— Куда тебе, тихоне, в такое дело лезть! Обижаться нечего, у каждого своя стезя: ты к наукам влечение имеешь, и там имя Орловых, даст Господь, не менее братьев прославишь. Не торопись, — будешь и ты в почёте.
Так и не пустил его; Владимир потом признавался, что всю жизнь об этом сожалел.
Расставшись с Григорием и Фёдором, я поехал домой, чтобы с рассветом в Петергоф за Екатериной отправиться: надо было туда успеть до приезда императора.
В июне ночи белые, я даже не ложился. Утром простился с Ерофеичем:
— Ну, сегодня или грудь в крестах, или голова в кустах! Не поминай лихом, если что…
— Даст Бог, обойдётся, Алексей Григорьевич! — перекрестил он меня. — Главное, на полдороге не останавливайся, иди до конца, а смелости тебе не занимать.
Взял я экипаж у своего приятеля Бибикова, приехал в Петергоф; ищу Екатерину, а её нет нигде! Наконец, насилу отыскал в отдалённом углу сада, в павильоне Монплезир.
Екатерина II.
Художник Г.К. Гроот
Стучусь тихонько в окошко, оно открывается, а в нём какая-то старая немецкая фрау в ночной рубашке и чепце. Спросонья она бог весть что себе вообразила, шепчет:
— О, майн гот, почему вы лазить моё окно, разве мы есть знакомы? Вы очень спешить: извольте делать по этикет.
— Императрица где? — спрашиваю её. — Мне императрица нужна.
— О, императрикс! Вы к ней ходить? — говорит она с большим разочарованием. — Она вам позволила?
Ну, как тут объясниться! — по счастью, на шум вышел Василий Шкурин, камердинер императрицы, которому мы ребёнка её от Григория на воспитание отдали.
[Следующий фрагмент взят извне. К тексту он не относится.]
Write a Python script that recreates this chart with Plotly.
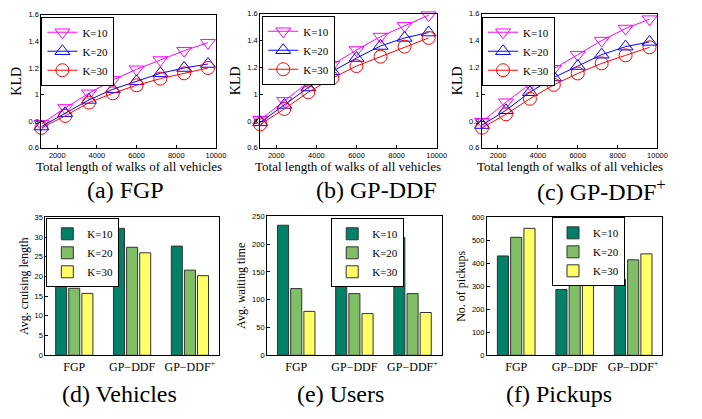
import plotly.graph_objects as go

# ---------------- data ----------------
walk_len = [1200, 2400, 3600, 4800, 6000, 7200, 8400, 9600]
k_labels = ["K=10", "K=20", "K=30"]

kld_fgp = {
    "K=10": [0.78, 0.90, 1.01, 1.11, 1.19, 1.26, 1.33, 1.39],
    "K=20": [0.76, 0.86, 0.96, 1.04, 1.10, 1.16, 1.20, 1.23],
    "K=30": [0.75, 0.84, 0.94, 1.01, 1.07, 1.12, 1.16, 1.20],
}
kld_gpddf = {
    "K=10": [0.81, 0.95, 1.09, 1.22, 1.33, 1.43, 1.51, 1.59],
    "K=20": [0.79, 0.92, 1.05, 1.17, 1.27, 1.36, 1.42, 1.46],
    "K=30": [0.775, 0.89, 1.015, 1.12, 1.21, 1.28, 1.355, 1.42],
}
kld_gpddfp = {
    "K=10": [0.795, 0.94, 1.075, 1.19, 1.295, 1.40, 1.49, 1.56],
    "K=20": [0.77, 0.88, 1.015, 1.125, 1.21, 1.295, 1.355, 1.39],
    "K=30": [0.75, 0.85, 0.966, 1.07, 1.155, 1.23, 1.29, 1.35],
}

methods = ["FGP", "GP−DDF", "GP−DDF<sup>+</sup>"]
cruising = {"K=10": [20.6, 32.2, 27.7], "K=20": [17.0, 27.4, 21.6], "K=30": [15.7, 26.0, 20.2]}
waiting = {"K=10": [234, 225, 212], "K=20": [120, 111, 111], "K=30": [79, 75, 77]}
pickups = {"K=10": [432, 286, 330], "K=20": [513, 331, 415], "K=30": [552, 347, 441]}

kld_xticks = [2000, 4000, 6000, 8000, 10000]
kld_yticks = [0.6, 0.8, 1.0, 1.2, 1.4, 1.6]
kld_yticktext = ["0.6", "0.8", "1", "1.2", "1.4", "1.6"]

line_colors = {"K=10": "#FF00FF", "K=20": "#0000FF", "K=30": "#FF0000"}
line_symbols = {"K=10": "triangle-down-open", "K=20": "triangle-up-open", "K=30": "circle-open"}
bar_colors = {"K=10": "rgb(0,128,102)", "K=20": "rgb(128,191,102)", "K=30": "rgb(255,255,102)"}

W, H = 702, 419
SERIF = "Liberation Serif"
SANS = "Liberation Sans"

def px_x(a, b):
    return [a / W, b / W]

def px_y(top, bottom):
    return [1 - bottom / H, 1 - top / H]

fig = go.Figure()

top_panels = [
    (kld_fgp, px_x(42, 219), px_y(11, 147), (42, 13)),
    (kld_gpddf, px_x(264, 443), px_y(10, 147), (266, 12)),
    (kld_gpddfp, px_x(489, 667), px_y(10, 147), (489, 13)),
]
bot_panels = [
    (cruising, px_x(46, 222), px_y(218, 359), (47, 219), [0, 35], list(range(0, 36, 5)), "Avg. cruising length"),
    (waiting, px_x(271, 448), px_y(217, 359), (336, 219), [0, 250], list(range(0, 251, 50)), "Avg. waiting time"),
    (pickups, px_x(494, 672), px_y(218, 359), (560, 218), [0, 600], list(range(0, 601, 100)), "No. of pickups"),
]

axis_common = dict(showline=True, linecolor="black", linewidth=1, mirror=True,
                   ticks="inside", ticklen=3, tickcolor="black", showgrid=False,
                   zeroline=False, tickfont=dict(family=SANS, size=7.5, color="black"))

legend_common = dict(xanchor="left", yanchor="top", bgcolor="white", bordercolor="black",
                     borderwidth=1, font=dict(family=SERIF, size=11, color="black"),
                     itemwidth=30, tracegroupgap=0)

layout = {}
annotations = []
idx = 1
for data, xd, yd, (lx, ly) in top_panels:
    xa = "x" if idx == 1 else f"x{idx}"
    ya = "y" if idx == 1 else f"y{idx}"
    lg = "legend" if idx == 1 else f"legend{idx}"
    for k in k_labels:
        fig.add_trace(go.Scatter(
            x=walk_len, y=data[k], name=k, mode="lines+markers",
            line=dict(color=line_colors[k], width=1),
            marker=dict(symbol=line_symbols[k], size=13, color=line_colors[k], line=dict(width=1)),
            cliponaxis=False, xaxis=xa, yaxis=ya, legend=lg))
    layout[f"xaxis{'' if idx == 1 else idx}"] = dict(
        domain=xd, range=[1200, 10000], tickvals=kld_xticks,
        ticktext=[str(v) for v in kld_xticks], anchor=ya, **axis_common)
    layout[f"yaxis{'' if idx == 1 else idx}"] = dict(
        domain=yd, range=[0.6, 1.6], tickvals=kld_yticks, ticktext=kld_yticktext, anchor=xa,
        title=dict(text="KLD", font=dict(family=SERIF, size=14, color="black"), standoff=3),
        **axis_common)
    layout[lg] = dict(x=lx / W, y=1 - ly / H, **legend_common)
    annotations.append(dict(text="Total length of walks of all vehicles",
                            x=(xd[0] + xd[1]) / 2, y=1 - 166 / H, xref="paper", yref="paper",
                            xanchor="center", yanchor="middle", showarrow=False,
                            font=dict(family=SERIF, size=13, color="black")))
    idx += 1

for data, xd, yd, (lx, ly), yr, yt, ytitle in bot_panels:
    xa = f"x{idx}"
    ya = f"y{idx}"
    lg = f"legend{idx}"
    for k in k_labels:
        fig.add_trace(go.Bar(
            x=methods, y=data[k], name=k,
            marker=dict(color=bar_colors[k], line=dict(color="#333333", width=1)),
            xaxis=xa, yaxis=ya, legend=lg))
    xc = dict(axis_common)
    xc["tickfont"] = dict(family=SERIF, size=12, color="black")
    xc["ticks"] = ""
    layout[f"xaxis{idx}"] = dict(domain=xd, range=[-0.5, 2.5], anchor=ya, **xc)
    layout[f"yaxis{idx}"] = dict(
        domain=yd, range=yr, tickvals=yt, anchor=xa,
        title=dict(text=ytitle, font=dict(family=SERIF, size=12, color="black"), standoff=3),
        **axis_common)
    layout[lg] = dict(x=lx / W, y=1 - ly / H, **legend_common)
    idx += 1

captions = [
    ("(a) FGP", 127, 190), ("(b) GP-DDF", 382, 190), ("(c) GP-DDF<sup>+</sup>", 610, 190),
    ("(d) Vehicles", 121, 399), ("(e) Users", 345, 399), ("(f) Pickups", 567, 399),
]
for t, cx, cy in captions:
    annotations.append(dict(text=t, x=cx / W, y=1 - cy / H, xref="paper", yref="paper",
                            xanchor="center", yanchor="middle", showarrow=False,
                            font=dict(family=SERIF, size=24, color="black")))

fig.update_layout(
    width=W, height=H, margin=dict(l=0, r=0, t=0, b=0),
    paper_bgcolor="white", plot_bgcolor="white",
    barmode="group", bargap=0.32, bargroupgap=0.16,
    annotations=annotations, **layout)

fig.write_html("out.html", config={"displayModeBar": False},
               post_script="document.body.style.margin='0px';")
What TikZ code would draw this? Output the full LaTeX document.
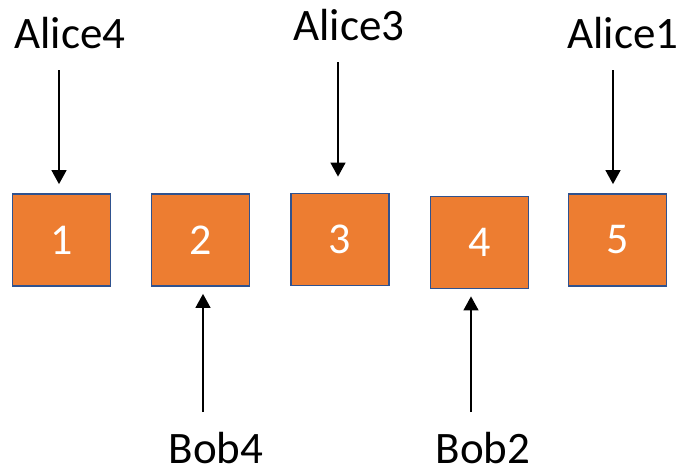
\documentclass[tikz,border=0pt]{standalone}
\usepackage{fontspec}
\setmainfont{Carlito}
\usetikzlibrary{arrows.meta}
\definecolor{boxfill}{HTML}{ED7D31}
\definecolor{boxline}{HTML}{2F528F}

\begin{document}
\begin{tikzpicture}[x=1pt, y=-1pt,
        main/.style = {draw=boxline, fill=boxfill, line width=1.8pt, minimum width=98pt, minimum height=92pt, text=white, font=\fontsize{44}{52}\selectfont},
        lbl/.style = {anchor=base, inner sep=0pt, font=\fontsize{45}{54}\selectfont},
        arr/.style = {line width=1.4pt, -{Triangle[width=15pt,length=14pt]}}]
        \useasboundingbox (0,0) rectangle (684,471);

        \node[main] (1) at (61.5,240) {1};
        \node[main] (2) at (200.5,240) {2};
        \node[main] (3) at (340,239.5) {3};
        \node[main] (4) at (479.5,242.5) {4};
        \node[main] (5) at (617.5,240) {5};

        \node[lbl] (a4) at (70,48) {Alice4};
        \node[lbl] (a3) at (349,40) {Alice3};
        \node[lbl] (a1) at (623,48) {Alice1};
        \node[lbl] (b4) at (216,463) {Bob4};
        \node[lbl] (b2) at (483,463) {Bob2};

        \coordinate (s1) at (59,70);
        \coordinate (s3) at (338,62);
        \coordinate (s5) at (613,70);
        \coordinate (s2) at (203,412);
        \coordinate (s4) at (471,412);

        \draw[arr, shorten >=9pt] (s1) -- (s1 |- 1.north);
        \draw[arr, shorten >=16pt] (s3) -- (s3 |- 3.north);
        \draw[arr, shorten >=9pt] (s5) -- (s5 |- 5.north);
        \draw[arr, shorten >=7pt] (s2) -- (s2 |- 2.south);
        \draw[arr, shorten >=7pt] (s4) -- (s4 |- 4.south);

    \end{tikzpicture}
\end{document}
— Алексей Григорьевич, это вы? Что случилось? — с тревогой на меня смотрит.
— Подымайте императрицу, — отвечаю я. — Гвардия восстала, в Петербург надо прямо сейчас ехать. Сегодня всё решится.
— Погодите, я вам дверь открою, — говорит, а у самого руки трясутся.
— Не нужно, я через окно влезу. Только не шумите, нам надо тайно действовать, — объясняю я ему.
— Но это не есть прилично! — возмущается фрау. — Чужой мужчина лезет в дом, где есть неодетые женщины!
— Оставьте! — прерывает её Шкурин. — Теперь не до приличий!